High utility pattern mining using the maximal itemset property and lexicographic tree structures

  • Authors:
  • Ming-Yen Lin;Tzer-Fu Tu;Sue-Chen Hsueh

  • Affiliations:
  • Dept. of Information Engineering and Computer Science, Feng Chia University, 100, Wenhua Road, Xitun, Taichung 407, Taiwan, ROC;Dept. of Information Engineering and Computer Science, Feng Chia University, 100, Wenhua Road, Xitun, Taichung 407, Taiwan, ROC;Dept. of Information Management, Chaoyang University of Technology, 168, Gifeng E. Road, Wufeng, Taichung 413, Taiwan, ROC

  • Venue:
  • Information Sciences: an International Journal
  • Year:
  • 2012

Quantified Score

Hi-index 0.07

Visualization

Abstract

The problem of high utility mining is discovering all of the high utility itemsets in a transactional database. Most algorithms find high utility itemsets in two steps. The first step identifies all of the potential itemsets.

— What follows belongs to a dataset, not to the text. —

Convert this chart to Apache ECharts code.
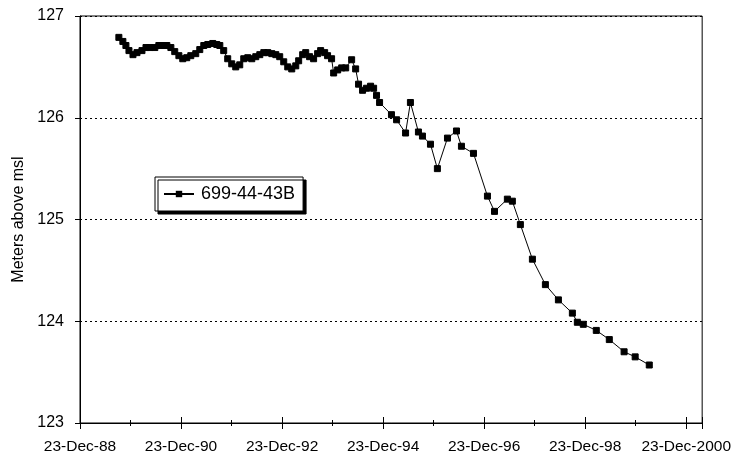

The second step then determines the high utility itemsets from the set of potential itemsets. The large number of potential itemsets in the first step is generally the mining bottleneck. If we can reduce the number of potential itemsets, the mining performance can be improved significantly. In this paper, we use a maximal itemset property and propose an algorithm called UMMI (high Utility Mining using the Maximal Itemset property) to significantly reduce the number of potential itemsets in the first step. In the second step, UMMI uses an effective lexicographic tree structure to determine all of the high utility itemsets. In general, UMMI outperforms all three of the previously used algorithms, including CTU-PRO, an optimized TWU-mining algorithm, and Two-Phase, in our experiments using synthetic datasets. On average, UMMI is 5, 3, and 7 times faster than CTU-PRO, TWU-mining, and Two-Phase, respectively. In a real data experiment, UMMI is 6 times faster than Two-Phase. The other two algorithms are not capable of completing the mining step in a reasonable amount of time. UMMI uses an approximately fixed amount of memory, which is generally less than the other algorithms for each mining. The experimental results show that the proposed algorithm can mine the high utility itemsets efficiently. In addition, UMMI is linearly scalable with respect to the number of transactions.